2011 Joint AAPM/COMP Meeting
Mr. Kevin D. Kelly, MMSc, Savannah Oncology Center, Savannah, GA, 31405, United States
For more information about the American Association of Physicists in Medicine, visit aapm.org/

The methods of 2D screening ultrasound image gathering and review were analyzed, and improvements were made to increase the cancer yield compared with handheld ultrasound breast screening. It was important to understand that recognition of an unexpected finding is made easier when the finding is in motion or appears to be in motion. It is a natural feature of ultrasound to be able to create this sense, since image generation is quick, harmless, and inexpensive. Thousands of images can be created and reviewed as a cine loop during the detection process by looking for an abnormality of motion. Once that abnormality is detected, the still images of that region can be reviewed for their diagnostic content.
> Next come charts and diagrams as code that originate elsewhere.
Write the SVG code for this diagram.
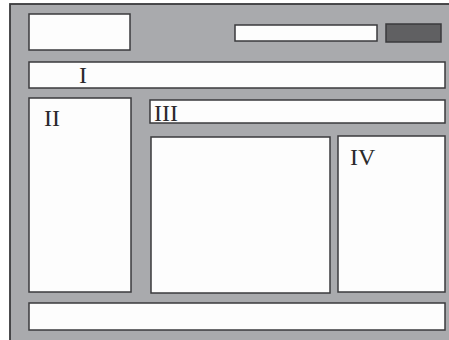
<svg xmlns="http://www.w3.org/2000/svg" width="449" height="340" viewBox="0 0 449 340">
<style>
.box{fill:#fdfdfd;stroke:#3a3a3c;stroke-width:1.5}
.lbl{font-family:"Liberation Serif",serif;font-size:24px;fill:#2a2a2a}
</style>
<rect x="0" y="0" width="449" height="340" fill="#ffffff"/>
<g id="frame"><rect x="10" y="4" width="445" height="345" fill="#a9aaad" stroke="#3a3a3c" stroke-width="1.8"/></g>
<g id="logo"><rect class="box" x="29" y="14" width="101" height="36"/></g>
<g id="search"><rect class="box" x="235" y="25" width="142" height="16"/></g>
<g id="button"><rect x="386" y="24" width="55" height="18" fill="#606062" stroke="#3a3a3c" stroke-width="1.5"/></g>
<g id="I"><rect class="box" x="29" y="62" width="416" height="26"/><text class="lbl" x="79" y="83">I</text></g>
<g id="II"><rect class="box" x="29" y="98" width="102" height="194"/><text class="lbl" x="44" y="126">II</text></g>
<g id="III"><rect class="box" x="150" y="100" width="295" height="23"/><text class="lbl" x="154" y="121">III</text></g>
<g id="main"><rect class="box" x="151" y="137" width="179" height="156"/></g>
<g id="IV"><rect class="box" x="338" y="136" width="107" height="156"/><text class="lbl" x="350" y="165">IV</text></g>
<g id="footer"><rect class="box" x="29" y="303" width="416" height="27"/></g>
<g id="connectors"/>
</svg>
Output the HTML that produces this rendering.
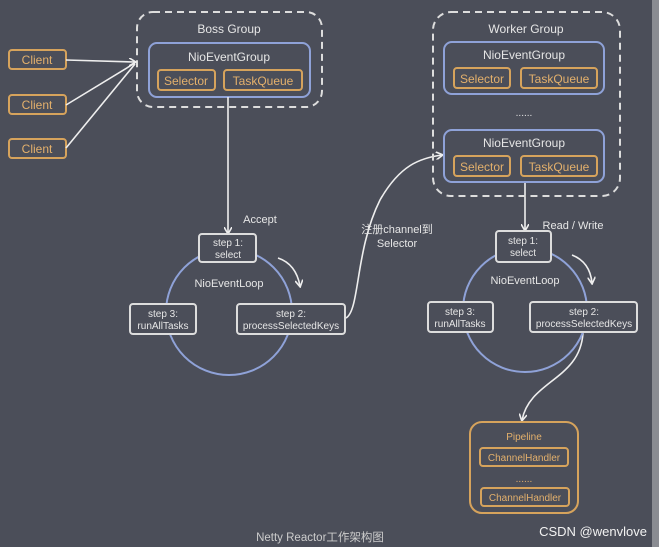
<!DOCTYPE html>
<html><head><meta charset="utf-8"><style>
html,body{margin:0;padding:0;width:659px;height:547px;overflow:hidden;background:#4b4e59}
svg{display:block}
text{font-family:"Liberation Sans","Noto Sans CJK SC",sans-serif}
</style></head><body>
<svg width="659" height="547" viewBox="0 0 659 547">
<rect x="0" y="0" width="659" height="547" fill="#4b4e59"/>
<rect x="652" y="0" width="7" height="547" fill="#8a8c92"/>
<defs><marker id="a" markerWidth="8" markerHeight="8" refX="6" refY="4" orient="auto" markerUnits="userSpaceOnUse"><path d="M0,0 L7,4 L0,8" fill="none" stroke="#eee" stroke-width="1.6"/></marker></defs>
<g fill="none" stroke-width="2">
<rect x="137" y="12" width="185" height="95" rx="16" stroke="#ddd" stroke-dasharray="7,5"/>
<rect x="149" y="43" width="161" height="54" rx="8" stroke="#8fa2d8"/>
<rect x="158" y="70" width="57" height="20" rx="3" stroke="#d6a35c"/>
<rect x="224" y="70" width="78" height="20" rx="3" stroke="#d6a35c"/>
<rect x="9" y="50" width="57" height="19" rx="3" stroke="#d6a35c"/>
<rect x="9" y="95" width="57" height="19" rx="3" stroke="#d6a35c"/>
<rect x="9" y="139" width="57" height="19" rx="3" stroke="#d6a35c"/>
</g>
<g stroke="#eee" stroke-width="1.6" fill="none">
<line x1="66" y1="60" x2="135" y2="62" marker-end="url(#a)"/>
<line x1="66" y1="105" x2="135" y2="63"/>
<line x1="66" y1="148" x2="135" y2="64"/>
<line x1="228" y1="97" x2="228" y2="233" marker-end="url(#a)"/>
<line x1="525" y1="182" x2="525" y2="230" marker-end="url(#a)"/>
<path d="M278,258 Q296,264 300,286" marker-end="url(#a)"/>
<path d="M572,255 Q590,262 592,283" marker-end="url(#a)"/>
<path d="M346,318 C360,310 355,250 380,200 C400,165 420,158 442,155" marker-end="url(#a)"/>
<path d="M583,333 C580,380 530,380 522,420" marker-end="url(#a)"/>
</g>
<g fill="none" stroke-width="2">
<circle cx="229" cy="312" r="63" stroke="#8fa2d8"/>
<circle cx="525" cy="310" r="62" stroke="#8fa2d8"/>
<rect x="199" y="234" width="57" height="28" rx="3" stroke="#ddd" fill="#4b4e59"/>
<rect x="130" y="304" width="66" height="30" rx="3" stroke="#ddd" fill="#4b4e59"/>
<rect x="237" y="304" width="108" height="30" rx="3" stroke="#ddd" fill="#4b4e59"/>
<rect x="496" y="231" width="55" height="31" rx="3" stroke="#ddd" fill="#4b4e59"/>
<rect x="428" y="302" width="65" height="30" rx="3" stroke="#ddd" fill="#4b4e59"/>
<rect x="530" y="302" width="107" height="30" rx="3" stroke="#ddd" fill="#4b4e59"/>
<rect x="433" y="12" width="187" height="184" rx="18" stroke="#ddd" stroke-dasharray="7,5"/>
<rect x="444" y="42" width="160" height="52" rx="8" stroke="#8fa2d8"/>
<rect x="454" y="68" width="56" height="20" rx="3" stroke="#d6a35c"/>
<rect x="521" y="68" width="76" height="20" rx="3" stroke="#d6a35c"/>
<rect x="444" y="130" width="160" height="52" rx="8" stroke="#8fa2d8"/>
<rect x="454" y="156" width="56" height="20" rx="3" stroke="#d6a35c"/>
<rect x="521" y="156" width="76" height="20" rx="3" stroke="#d6a35c"/>
<rect x="470" y="422" width="108" height="91" rx="12" stroke="#d6a35c"/>
<rect x="480" y="448" width="88" height="18" rx="3" stroke="#d6a35c"/>
<rect x="481" y="488" width="88" height="18" rx="3" stroke="#d6a35c"/>
</g>
<g fill="#e6e6e6" font-size="12" text-anchor="middle">
<text x="229" y="33">Boss Group</text>
<text x="229" y="61">NioEventGroup</text>
<text x="526" y="33">Worker Group</text>
<text x="524" y="59">NioEventGroup</text>
<text x="524" y="147">NioEventGroup</text>
<text x="524" y="116" font-size="10">......</text>
<text x="260" y="223" font-size="11">Accept</text>
<text x="573" y="229" font-size="11">Read / Write</text>
<text x="397" y="233" font-size="11">注册channel到</text>
<text x="397" y="247" font-size="11">Selector</text>
<text x="229" y="287" font-size="11">NioEventLoop</text>
<text x="525" y="284" font-size="11">NioEventLoop</text>
<g font-size="10">
<text x="228" y="246">step 1:</text><text x="228" y="258">select</text>
<text x="163" y="317">step 3:</text><text x="163" y="329">runAllTasks</text>
<text x="291" y="317">step 2:</text><text x="291" y="329">processSelectedKeys</text>
<text x="523" y="244">step 1:</text><text x="523" y="256">select</text>
<text x="460" y="315">step 3:</text><text x="460" y="327">runAllTasks</text>
<text x="584" y="315">step 2:</text><text x="584" y="327">processSelectedKeys</text>
</g>
<text x="320" y="541" font-size="11.5" fill="#ccc">Netty Reactor工作架构图</text>
</g>
<g fill="#e3b06c" font-size="12" text-anchor="middle">
<text x="37" y="64">Client</text><text x="37" y="109">Client</text><text x="37" y="153">Client</text>
<text x="186" y="85">Selector</text><text x="263" y="85">TaskQueue</text>
<text x="482" y="83">Selector</text><text x="559" y="83">TaskQueue</text>
<text x="482" y="171">Selector</text><text x="559" y="171">TaskQueue</text>
<g font-size="10"><text x="524" y="440">Pipeline</text>
<text x="524" y="461">ChannelHandler</text><text x="524" y="482">......</text>
<text x="525" y="501">ChannelHandler</text></g>
</g>
<text x="593" y="536" font-size="13" fill="#f2f2f2" text-anchor="middle">CSDN @wenvlove</text>
</svg>
</body></html>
A number of problems were identified that potentially decrease the changes of recognizing subtle findings indicative of possible cancer: the speed and randomness of scanning, distraction of the reader by patient interaction, ambient lighting, impermanence of images, image spacing, image size, and contrast. These problems were mitigated by computer control of the scanning to ensure image generation every 0.8 mm and full coverage of both breasts with craniocaudad rows overlapping 7 mm, permanently recorded images allowing offline review in a darkened, non-distracting environment, a decrease of image size with high-resolution monitors, and expansion of the gray scale steps in the region of fat and cancer. A study of 6425 dense-breasted women with screening mammograms showed a doubling of cancer detection and a tripling of  1 cm invasive cancers with the addition of automated ultrasound with these improvements compared with screening mammography alone. The ACRIN 6666 study of handheld screening ultrasound found a 60% increase of cancer detection.